Ich bin als einer der Vertreter der Lehrenden der FH Mitglied unseres Kollegiums, und ich denke wenigstens wöchentlich darüber nach, dieses Gremium zu verlassen. Der Bericht in der Kleinen Zeitung bringt mich diesem Schritt ein Stückchen näher. Zur zukünftigen Führungsstruktur der FH hat das Kollegium eine Stellungnahme formuliert; welche Rolle sie für die Entscheidung der Landesregierung spielt, wissen wir nicht. In der schlechten spätabsolutistischen Tradition der Steiermark werden Entscheidungen nicht offen diskutiert, bevor sie getroffen werden. Es gibt wenige Wissende und einige Personen in deren Umkreis, denen Indiskretionen zugeworfen werden. Auf eine solche Indiskretion dürfte auch der Artikel in der Kleinen Zeitung zurückgehen, der offenbar darauf abzielt, die Bildungslandesrätin zu schwächen. Der Einfluss des FH-Kollegiums, das für die Qualität von Lehre und Forschung verantwortlich ist, ist extrem gering. Noch komplizierter werden die Machtspiele um die FH durch einen politbüroartig agierenden Aufsichtsrat, gegen den sich, wie aus dem Artikel in der Kleinen hervorgeht, auch die vorgesetzte Landesrätin nicht immer durchsetzen kann, und durch die interne FH-Bürokratie, die in der Vergangenheit FH-Geschäftsführungen gefährlich geworden ist und im Gegensatz zu den Studiengängen nie evaluiert wird.

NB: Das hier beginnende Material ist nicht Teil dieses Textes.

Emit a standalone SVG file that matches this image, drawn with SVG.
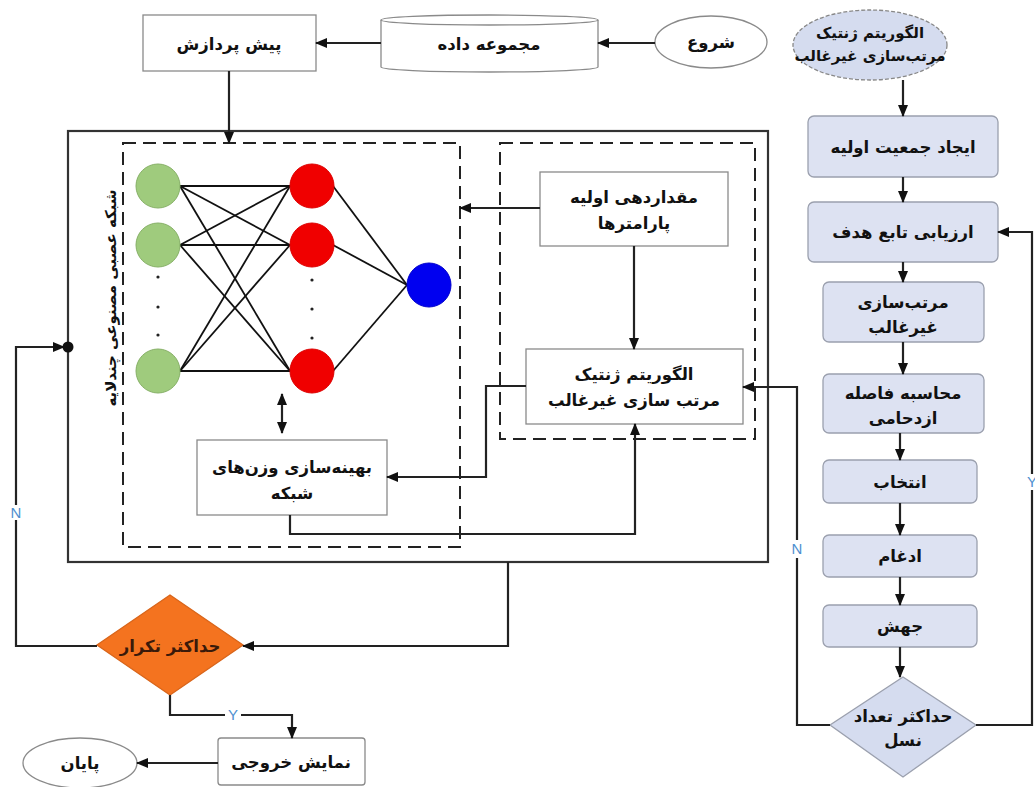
<svg xmlns="http://www.w3.org/2000/svg" width="1035" height="787" viewBox="0 0 1035 787">
<defs>
<marker id="ah" markerWidth="12" markerHeight="10" refX="11" refY="5" orient="auto" markerUnits="userSpaceOnUse">
<path d="M0,0 L12,5 L0,10 Z" fill="#111"/>
</marker>
<marker id="ahs" markerWidth="12" markerHeight="10" refX="1" refY="5" orient="auto" markerUnits="userSpaceOnUse">
<path d="M12,0 L0,5 L12,10 Z" fill="#111"/>
</marker>
<style>
.t{font-family:"DejaVu Sans",sans-serif;font-weight:bold;font-size:16.5px;fill:#111;text-anchor:middle;direction:rtl}
.box{fill:#fff;stroke:#8a8a8a;stroke-width:1.3}
.gbox{fill:#dde2f2;stroke:#9ba0ae;stroke-width:1.3}
.ln{fill:none;stroke:#222;stroke-width:2.2}
.ar{fill:none;stroke:#222;stroke-width:2.2;marker-end:url(#ah)}
.dash{fill:none;stroke:#222;stroke-width:2;stroke-dasharray:13 7}
.nn{stroke:#111;stroke-width:1.8}
.lbl{font-family:"Liberation Sans",sans-serif;font-size:15px;fill:#4f8fcf;text-anchor:middle}
</style>
</defs>

<!-- containers -->
<g id="main-frame">
<rect x="68" y="131" width="700" height="431" fill="none" stroke="#333" stroke-width="2.2"/>
<rect x="123" y="143" width="337" height="404" class="dash"/>
<rect x="500" y="143" width="255" height="296" class="dash"/>
<text class="t" style="font-size:15px" transform="translate(116,298) rotate(-90)">شبکه عصبی مصنوعی چندلایه</text>
</g>

<!-- neural network -->
<g id="neural-net">
<g class="nn">
<line x1="180" y1="186" x2="290" y2="186"/><line x1="180" y1="186" x2="290" y2="245"/><line x1="180" y1="186" x2="290" y2="371"/>
<line x1="180" y1="245" x2="290" y2="186"/><line x1="180" y1="245" x2="290" y2="245"/><line x1="180" y1="245" x2="290" y2="371"/>
<line x1="180" y1="371" x2="290" y2="186"/><line x1="180" y1="371" x2="290" y2="245"/><line x1="180" y1="371" x2="290" y2="371"/>
<line x1="333" y1="186" x2="407" y2="285"/><line x1="333" y1="245" x2="407" y2="285"/><line x1="333" y1="371" x2="407" y2="285"/>
</g>
<circle cx="158" cy="186" r="22" fill="#9fcb7d" stroke="#86b066"/>
<circle cx="158" cy="245" r="22" fill="#9fcb7d" stroke="#86b066"/>
<circle cx="158" cy="371" r="22" fill="#9fcb7d" stroke="#86b066"/>
<circle cx="312" cy="186" r="22" fill="#f00000" stroke="#d00"/>
<circle cx="312" cy="245" r="22" fill="#f00000" stroke="#d00"/>
<circle cx="312" cy="371" r="22" fill="#f00000" stroke="#d00"/>
<circle cx="429" cy="285" r="22" fill="#0000f0" stroke="#00c"/>
<g fill="#222">
<circle cx="158" cy="277" r="1.6"/><circle cx="158" cy="307" r="1.6"/><circle cx="158" cy="335" r="1.6"/>
<circle cx="312" cy="280" r="1.6"/><circle cx="312" cy="309" r="1.6"/><circle cx="312" cy="338" r="1.6"/>
</g>
</g>

<!-- left nodes -->
<g id="preprocess"><rect class="box" x="143" y="15" width="173" height="56"/><text class="t" x="229" y="50">پیش پردازش</text></g>
<g id="dataset">
<path d="M381,20 A108.5,5 0 0 1 598,20 L598,67 A108.5,5 0 0 1 381,67 Z" fill="#fff" stroke="#8a8a8a" stroke-width="1.3"/>
<path d="M381,20 A108.5,5 0 0 0 598,20" fill="none" stroke="#8a8a8a" stroke-width="1.3"/>
<text class="t" x="489" y="50">مجموعه داده</text></g>
<g id="start"><ellipse cx="711" cy="42" rx="56" ry="26" fill="#fff" stroke="#8a8a8a" stroke-width="1.3"/><text class="t" x="711" y="48">شروع</text></g>
<g id="init-params"><rect class="box" x="540" y="172" width="188" height="74"/><text class="t" x="634" y="203">مقداردهی اولیه</text><text class="t" x="634" y="229">پارامترها</text></g>
<g id="nsga-box"><rect class="box" x="526" y="349" width="217" height="75"/><text class="t" x="634" y="380">الگوریتم ژنتیک</text><text class="t" x="634" y="406">مرتب سازی غیرغالب</text></g>
<g id="opt-weights"><rect class="box" x="197" y="440" width="190" height="75"/><text class="t" x="292" y="473">بهینه‌سازی وزن‌های</text><text class="t" x="292" y="499">شبکه</text></g>
<g id="max-iter"><path d="M170,595 L243,645 L170,695 L97,645 Z" fill="#f4731f" stroke="#d9651a" stroke-width="1.3"/><text class="t" x="170" y="652" style="fill:#3a1a0a">حداکثر تکرار</text></g>
<g id="output"><rect class="box" x="218" y="738" width="147" height="47" rx="3"/><text class="t" x="291" y="768">نمایش خروجی</text></g>
<g id="end"><ellipse cx="80" cy="763" rx="57" ry="25" fill="#fff" stroke="#8a8a8a" stroke-width="1.3"/><text class="t" x="80" y="769">پایان</text></g>

<!-- right flowchart -->
<g id="ga-title"><ellipse cx="870" cy="45" rx="77" ry="35" fill="#d5dcef" stroke="#888" stroke-width="1.3" stroke-dasharray="4 2"/><text class="t" x="870" y="38" style="font-size:15px">الگوریتم ژنتیک</text><text class="t" x="870" y="61" style="font-size:15px">مرتب‌سازی غیرغالب</text></g>
<g id="init-pop"><rect class="gbox" x="808" y="116" width="190" height="61" rx="6"/><text class="t" x="903" y="153">ایجاد جمعیت اولیه</text></g>
<g id="evaluate"><rect class="gbox" x="808" y="202" width="190" height="60" rx="6"/><text class="t" x="903" y="238">ارزیابی تابع هدف</text></g>
<g id="nd-sort"><rect class="gbox" x="823" y="282" width="161" height="60" rx="6"/><text class="t" x="903" y="308">مرتب‌سازی</text><text class="t" x="903" y="333">غیرغالب</text></g>
<g id="crowding"><rect class="gbox" x="823" y="374" width="161" height="59" rx="6"/><text class="t" x="903" y="399">محاسبه فاصله</text><text class="t" x="903" y="424">ازدحامی</text></g>
<g id="select"><rect class="gbox" x="823" y="460" width="154" height="43" rx="6"/><text class="t" x="900" y="488">انتخاب</text></g>
<g id="crossover"><rect class="gbox" x="823" y="535" width="154" height="42" rx="6"/><text class="t" x="900" y="562">ادغام</text></g>
<g id="mutation"><rect class="gbox" x="823" y="605" width="154" height="42" rx="6"/><text class="t" x="900" y="632">جهش</text></g>
<g id="max-gen"><path d="M903,677 L976,725 L903,777 L830,725 Z" fill="#d5dcef" stroke="#9ba0ae" stroke-width="1.3"/><text class="t" x="903" y="722">حداکثر تعداد</text><text class="t" x="903" y="746">نسل</text></g>

<!-- connectors -->
<g id="connectors">
<line class="ar" x1="381" y1="43" x2="316" y2="43"/>
<line class="ar" x1="655" y1="43" x2="598" y2="43"/>
<line class="ar" x1="229" y1="71" x2="229" y2="143"/>
<line class="ar" x1="540" y1="208" x2="460" y2="208"/>
<line class="ar" x1="634" y1="246" x2="634" y2="349"/>
<polyline class="ar" points="526,386 486,386 486,477 387,477"/>
<polyline class="ar" points="290,515 290,534 635,534 635,424"/>
<line class="ln" x1="282" y1="394" x2="282" y2="433" marker-start="url(#ahs)" marker-end="url(#ah)"/>
<polyline class="ar" points="508,562 508,646 243,646"/>
<polyline class="ln" points="97,646 16,646 16,520"/>
<polyline class="ar" points="16,505 16,347 64,347"/>
<circle cx="68" cy="347" r="5.5" fill="#111"/>
<text class="lbl" x="16" y="518">N</text>
<polyline class="ln" points="170,695 170,715 225,715"/>
<polyline class="ar" points="241,715 292,715 292,738"/>
<text class="lbl" x="233" y="720">Y</text>
<line class="ar" x1="218" y1="763" x2="137" y2="763"/>
<line class="ar" x1="903" y1="80" x2="903" y2="116"/>
<line class="ar" x1="903" y1="177" x2="903" y2="202"/>
<line class="ar" x1="903" y1="262" x2="903" y2="282"/>
<line class="ar" x1="903" y1="342" x2="903" y2="374"/>
<line class="ar" x1="900" y1="433" x2="900" y2="460"/>
<line class="ar" x1="900" y1="503" x2="900" y2="535"/>
<line class="ar" x1="900" y1="577" x2="900" y2="605"/>
<line class="ar" x1="900" y1="647" x2="900" y2="677"/>
<polyline class="ln" points="830,725 797,725 797,558"/>
<polyline class="ar" points="797,540 797,387 743,387"/>
<text class="lbl" x="797" y="554">N</text>
<polyline class="ln" points="976,725 1032,725 1032,490"/>
<polyline class="ar" points="1032,474 1032,232 998,232"/>
<text class="lbl" x="1032" y="487">Y</text>
</g>
</svg>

Die FH Joanneum hat einen guten Ruf; die Arbeitsbedingen sind nach wie vor besser als an vielen Universitätsinstituten. Ihren Ruf und ihre Qualität hat sie in einer Zeit erworben, in der sie relativ klein und überschaubar war und unbürokratisch geführt wurde — von Personen, die akademische Ansprüche hatten, auch wenn die FH als GmbH organisiert war. Wenn wir unsere Position auf dem Bildungsmarkt halten oder verbessern wollen, brauchen wir dringend und schnell:

  • eine innovations- und sachorientierte Führung mit Handlungskompetenzen;
  • transparente, entbürokratisierte Entscheidungsstrukturen, und vor allem eine
  • konsequente Entpolitisierung der Hochschule.

Wichtig wäre außerdem, dass tatsächlich ergebnisoffene und öffentliche interne und externe Diskussionen über die Entwicklung der FH und ihrer Studiengänge geführt werden. Alles intern und extern vorhanden Wissen muss genutzt werden, wenn die FH ihre Aufgaben als Wissens- und Innovationszentrum für die Region und ihre Wirtschaft erfüllen soll.